The Court held in Rodriguez v. Bonifacio:

Contempt of court has been distinctly described as an offense against the State and not against the judge personally. To reiterate, a judge must always remember that the power of the court to punish for contempt should be exercised for purposes that are not personal, because that power is intended as a safeguard, not for judges as persons, but for the functions they exercise.

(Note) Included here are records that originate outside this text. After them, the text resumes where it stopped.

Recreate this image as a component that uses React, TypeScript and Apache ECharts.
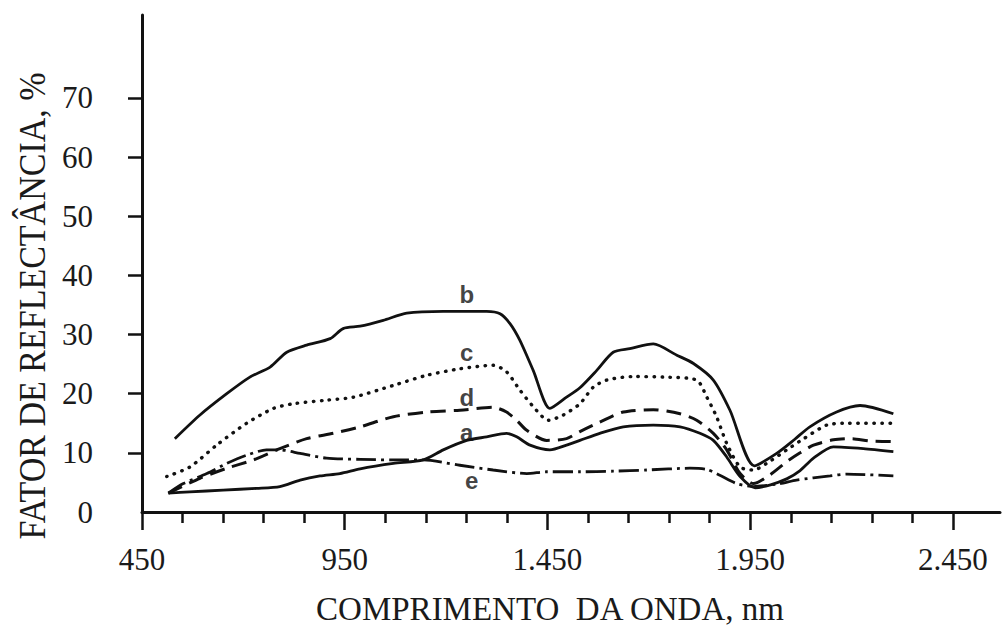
import React, { useEffect, useRef } from "react";
import * as echarts from "echarts";

// Wavelength (nm) and reflectance (%)
const nmA = [515, 568, 650, 733, 790, 840, 889, 938, 988, 1070, 1144, 1193, 1251, 1300, 1349, 1374, 1407, 1456, 1497, 1530, 1579, 1637, 1711, 1777, 1826, 1859, 1892, 1925, 1962, 2000, 2040, 2073, 2106, 2155, 2229, 2303];
const valA = [3.2, 3.4, 3.7, 4.0, 4.3, 5.4, 6.1, 6.5, 7.3, 8.2, 8.8, 10.5, 12.1, 12.7, 13.3, 12.7, 11.3, 10.5, 11.3, 12.1, 13.3, 14.4, 14.7, 14.4, 13.3, 12.1, 9.3, 6.0, 4.1, 4.6, 5.6, 7.0, 9.1, 11.0, 10.7, 10.2];

const nmB = [531, 593, 659, 716, 766, 807, 856, 914, 946, 988, 1045, 1103, 1193, 1300, 1333, 1358, 1382, 1415, 1456, 1497, 1530, 1571, 1612, 1653, 1711, 1769, 1810, 1859, 1900, 1960, 2015, 2060, 2097, 2163, 2221, 2303];
const valB = [12.4, 16.4, 20.0, 22.8, 24.5, 27.0, 28.2, 29.3, 31.0, 31.4, 32.4, 33.6, 33.9, 33.9, 33.5, 31.8, 29.0, 23.9, 17.5, 19.4, 21.0, 23.9, 27.0, 27.6, 28.4, 26.5, 25.1, 22.3, 17.2, 7.8, 9.9, 12.3, 14.4, 16.9, 18.0, 16.6];

const nmC = [511, 568, 634, 708, 774, 823, 905, 971, 1070, 1152, 1234, 1316, 1349, 1382, 1415, 1452, 1489, 1530, 1563, 1596, 1662, 1736, 1818, 1843, 1867, 1892, 1925, 1958, 1999, 2040, 2080, 2139, 2188, 2307];
const valC = [6.0, 7.6, 11.3, 15.0, 17.5, 18.3, 18.9, 19.4, 21.4, 23.1, 24.2, 24.8, 23.7, 20.6, 17.8, 15.5, 16.4, 18.3, 21.1, 22.3, 22.9, 22.8, 22.3, 19.4, 16.1, 11.6, 7.6, 7.1, 8.6, 10.5, 12.3, 14.7, 15.0, 15.0];

const nmD = [515, 593, 659, 725, 790, 856, 922, 988, 1070, 1152, 1234, 1316, 1349, 1374, 1399, 1448, 1497, 1530, 1579, 1637, 1711, 1777, 1818, 1859, 1892, 1925, 1958, 1999, 2040, 2073, 2106, 2155, 2200, 2245, 2300];
const valD = [3.2, 5.7, 7.4, 8.8, 10.7, 12.4, 13.3, 14.4, 16.1, 16.9, 17.2, 17.7, 16.9, 15.5, 13.8, 12.1, 12.4, 13.6, 15.2, 16.9, 17.3, 16.6, 15.5, 13.3, 10.5, 6.5, 4.8, 6.3, 8.5, 10.0, 11.3, 12.2, 12.4, 12.0, 11.9];

const nmE = [515, 552, 610, 659, 708, 757, 790, 840, 905, 988, 1070, 1144, 1234, 1316, 1399, 1448, 1530, 1612, 1695, 1801, 1843, 1875, 1917, 1958, 2023, 2064, 2147, 2188, 2303];
const valE = [3.2, 4.8, 6.5, 8.2, 9.6, 10.5, 10.5, 9.9, 9.1, 8.9, 8.8, 8.8, 7.9, 7.1, 6.5, 6.8, 6.8, 6.9, 7.1, 7.4, 7.2, 6.2, 4.8, 4.3, 4.8, 5.4, 6.1, 6.4, 6.1];

// Curve letters: [nm, %, letter]
const curveLetters: [number, number, string][] = [
  [1251, 36.8, "b"],
  [1251, 27.0, "c"],
  [1251, 19.4, "d"],
  [1251, 13.5, "a"],
  [1263, 5.4, "e"],
];

const xMajorTicks = [450, 950, 1450, 1950, 2450];
const xMinorTicks = [550, 650, 750, 850, 1050, 1150, 1250, 1350, 1550, 1650, 1750, 1850, 2050, 2150, 2250, 2350];
const yTickLabels = [0, 10, 20, 30, 40, 50, 60, 70];
const yTicks = [10, 20, 30, 40, 50, 60, 70];

const xTitle = "COMPRIMENTO  DA ONDA, nm";
const yTitle = "FATOR DE REFLECTÂNCIA, %";

const zip = (xs: number[], ys: number[]) => xs.map((x, i) => [x, ys[i]]);

const fmtNm = (v: number) =>
  v >= 1000 ? `${Math.floor(v / 1000)}.${String(v % 1000).padStart(3, "0")}` : String(v);

const INK = "#111";
const SERIF = '"Liberation Serif", "Times New Roman", serif';

export default function App() {
  const ref = useRef<HTMLDivElement>(null);
  useEffect(() => {
    if (!ref.current) return;
    const chart = echarts.init(ref.current, null, { renderer: "svg" });
    const line = (name: string, data: number[][], lineStyle: any) => ({
      name,
      type: "line",
      data,
      showSymbol: false,
      symbol: "none",
      smooth: 0.25,
      lineStyle: { color: INK, width: 2.8, ...lineStyle },
    });
    chart.setOption({
      animation: false,
      backgroundColor: "#fff",
      grid: { left: 142, right: 3, top: 15, bottom: 115, containLabel: false },
      xAxis: [
        {
          type: "value",
          min: 450,
          max: 2566,
          axisLine: { show: true, lineStyle: { color: INK, width: 3 } },
          axisTick: { show: true, customValues: xMajorTicks, length: 18, lineStyle: { color: INK, width: 2.5 } },
          axisLabel: {
            show: true,
            customValues: xMajorTicks,
            formatter: (v: number) => fmtNm(v),
            fontFamily: SERIF,
            fontSize: 31,
            color: "#1a1a1a",
            margin: 32,
          },
          splitLine: { show: false },
        },
        {
          type: "value",
          position: "bottom",
          min: 450,
          max: 2566,
          axisLine: { show: false },
          axisTick: { show: true, customValues: xMinorTicks, length: 11, lineStyle: { color: INK, width: 2.5 } },
          axisLabel: { show: false },
          splitLine: { show: false },
        },
      ],
      yAxis: {
        type: "value",
        min: 0,
        max: 84,
        axisLine: { show: true, lineStyle: { color: INK, width: 3 } },
        axisTick: { show: true, customValues: yTicks, length: 14, lineStyle: { color: INK, width: 2.5 } },
        axisLabel: {
          show: true,
          customValues: yTickLabels,
          fontFamily: SERIF,
          fontSize: 31,
          color: "#1a1a1a",
          margin: 49,
        },
        splitLine: { show: false },
      },
      graphic: [
        {
          type: "text",
          x: 550,
          y: 625,
          style: { text: xTitle, font: `33px ${SERIF}`, fill: "#1a1a1a", textAlign: "center", textVerticalAlign: "bottom" },
        },
        {
          type: "text",
          x: 32,
          y: 306,
          rotation: Math.PI / 2,
          scaleY: 1.1,
          style: { text: yTitle, font: `34px ${SERIF}`, fill: "#1a1a1a", textAlign: "center", textVerticalAlign: "middle" },
        },
      ],
      series: [
        line("a", zip(nmA, valA), { type: "solid" }),
        line("b", zip(nmB, valB), { type: "solid" }),
        line("c", zip(nmC, valC), { type: [0.5, 7.5], cap: "round", width: 3.4 }),
        line("d", zip(nmD, valD), { type: [15, 8], width: 3 }),
        line("e", zip(nmE, valE), { type: [20, 5, 3, 5], width: 2.8 }),
        {
          type: "scatter",
          symbolSize: 0,
          data: curveLetters.map(([x, y, t]) => [x, y, t]),
          label: {
            show: true,
            position: "inside",
            formatter: (p: any) => p.data[2],
            fontFamily: '"Liberation Sans", Arial, sans-serif',
            fontWeight: "bold",
            fontSize: 24,
            color: INK,
          },
        },
      ],
    });
    return () => chart.dispose();
  }, []);
  return (
    <div
      ref={ref}
      style={{ position: "fixed", left: 0, top: 0, width: 1003, height: 627, background: "#fff" }}
    />
  );
}
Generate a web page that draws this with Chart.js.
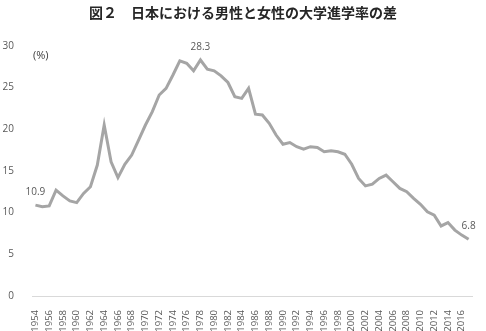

Viewed vis - à-vis the foregoing circumscription of a court's power to punish for contempt, it bears stressing that the court must exercise the power of contempt judiciously and sparingly with utmost self-restraint with the end in view of utilizing the same for correction and preservation of the dignity of the court, not for retaliation or vindication. x x x20

WHEREFORE, the petition is GRANTED. The Decision dated January 31, 2002 and Resolution dated October 9, 2002 of the Court of Appeals are SET ASIDE. The Orders dated March 15, 2000 and October 3, 2000, issued by the Regional Trial Court of Pasay City, Branch 231, are NULLIFIED.

SO ORDERED.

Endnotes:


1 CA rollo, pp. 12-14.

2 Id. at 15-16.

3 Id. at 31-32.

4 Id. at 34-35.

5 Id. at 17-18.

6 Id. at 19.

7 Id. at 20.

8 Id. at 17.

9 Id. at 187-188.

10 Rollo, pp. 14-15.

11 The Senate Blue Ribbon Committee v. Majaducon, 455 Phil. 61, 71 (2003).

12 CA rollo, pp. 34-35.

13 Rollo, pp. 248-250.

14 Nedia v. Laviña, A.M. No. RTJ-05-1957, September 26, 2005, 471 SCRA 10, 17; Rodriguez v. Bonifacio, 398 Phil. 441, 462 (2000).

15 455 Phil. 750, 758-759 (2003).

16 Bruan v. People of the Philippines, G.R. No. 149428, June 4, 2004, 431 SCRA 90, 96.

17 Soriano v. Court of Appeals, G.R. No. 128938, June 4, 2004, 431 SCRA 1, 8.

18 Soriano v. Court of Appeals, supra note 17, at 8.

19 Rollo, p. 243.

20 Rodriguez v. Bonifacio, supra note 14, at 468.